The Ice Age hunters who followed the retreating ice north as they harvested the giant bison and mastodons then living in the area slowly gave up their purely hunting culture as the big animals died out. Today, many paleontologists believe the over-sized Ice Age grazing mammals were, at least in part, hunted to extinction by efficient, organized groups of Paleo-Indians.

Thousands of years passed, during which the cultures and traditions of the local Native People underwent numerous and extensive changes. By the time the first white Europeans arrived in the early 1600s, the Great Lakes Native People had developed into numerous individual tribes with traditions and cultures that ranged from primitive hunter-gatherers to large scale farmers to skilled maritime traders.

Those early Europeans were out to make a buck and quickly grasped the fact that the interconnected Great Lakes system was a wonderful water superhighway from the East Coast deep into the interior of North America.

Adopting the excellent birch bark canoes invented by the Chippewa People—future engineers would declare the canoes’ design “elegant”—French traders and trappers penetrated the entirety of northern and northwestern North America, even extending trade ever farther west, paddling up the Missouri River well into the treeless shortgrass prairies of the Great Plains.

The first Europeans to legally travel through Illinois, Jesuit Father Jacques Marquette and geographer Louis Jolliet, both remarked about the richness of the land lying along both sides of the Illinois River. Their accounts drew French fur traders who created the first settlements in what would become Illinois.

Then, as the age of the fur trade ended, American farmers moved into the area to exploit the rich land that had been observed and reported on by the two explorers a century and a half before.

Here in Kendall County, the first American settlers came by land from southern Illinois, following the Illinois and Fox Rivers north. But as word got back east about how rich the prairie land in the Fox Valley was, setters by the thousands began using Lake Michigan as their main transportation route to their new homes.
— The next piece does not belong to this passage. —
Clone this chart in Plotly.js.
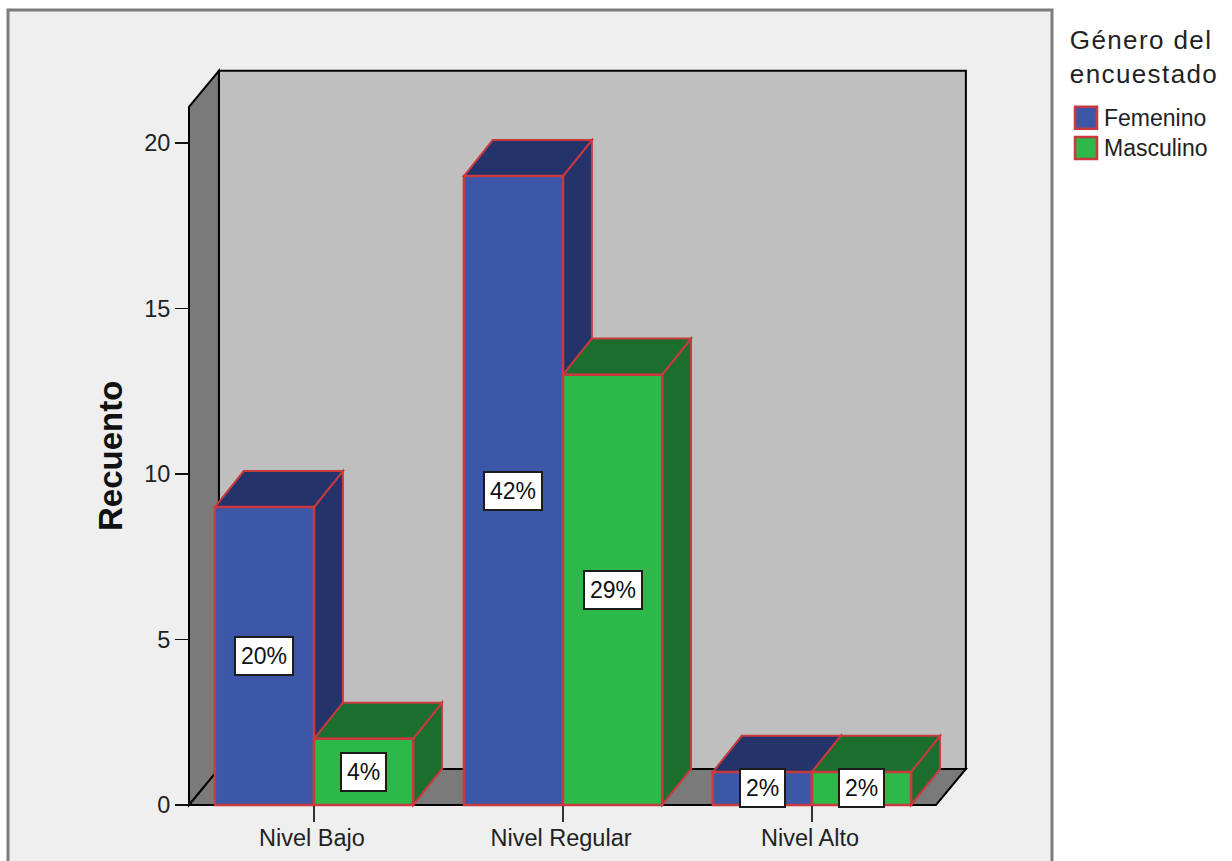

Many of those early settlers came from Vermont, Massachusetts, Pennsylvania and New York. They utilized the Erie Canal to get to Lake Erie from their homes. From Buffalo, New York on the shores of that lake, they travelled by lake schooner or steam and sailing ship past Detroit (another old French trading settlement) through Lake Huron and south on Lake Michigan to Chicago.

In its early years, Chicago was a low, muddy, swampy place rife with often fatal diseases like malaria. Those sturdy New Englanders and Middle Staters wanted to have nothing to do with such a dismal place and moved west onto the healthier prairies as quickly, as possible.

During the Black Hawk War of I832, the U.S. Army used the lake as a major transportation as troops were brought from back east to the “front” at Chicago. But the troops, who were supposed to subdue “hostile Indians”, ended up killing far more settlers than the mostly peaceful tribesmen did by bringing the dreaded Asiatic Cholera with them and infecting the entire region.

In the decades following the war, the U.S. Army dug a channel through the sandbar at the mouth of the Chicago River, creating, for the first time, a safe harbor at Chicago. Lake Michigan then became the major transportation route of the upper Midwest. In the 1840s, when the lake was connected to the Mississippi River with the Illinois & Michigan Canal running from the lake to the Illinois River, northern Illinois became an economic power that even today outranks many of the world’s sovereign nations.

The economic effects of the lake to our east do not leave off with its transportation value, however. As noted above, the climate of northern Illinois and other states bordering it is heavily influenced by the effect of the lake’s waters. In fact, on quiet summer evenings, lake mist can be both seen and smelled here in Kendall County if the breeze is in the right direction.

It would have been interesting to have been one of those Paleo-Indian hunters following the herds of giant mastodons around the base of the glaciers 10,000 years ago or so in the Kendall County area, getting the lay of the land that was to undergo so much change over so many years.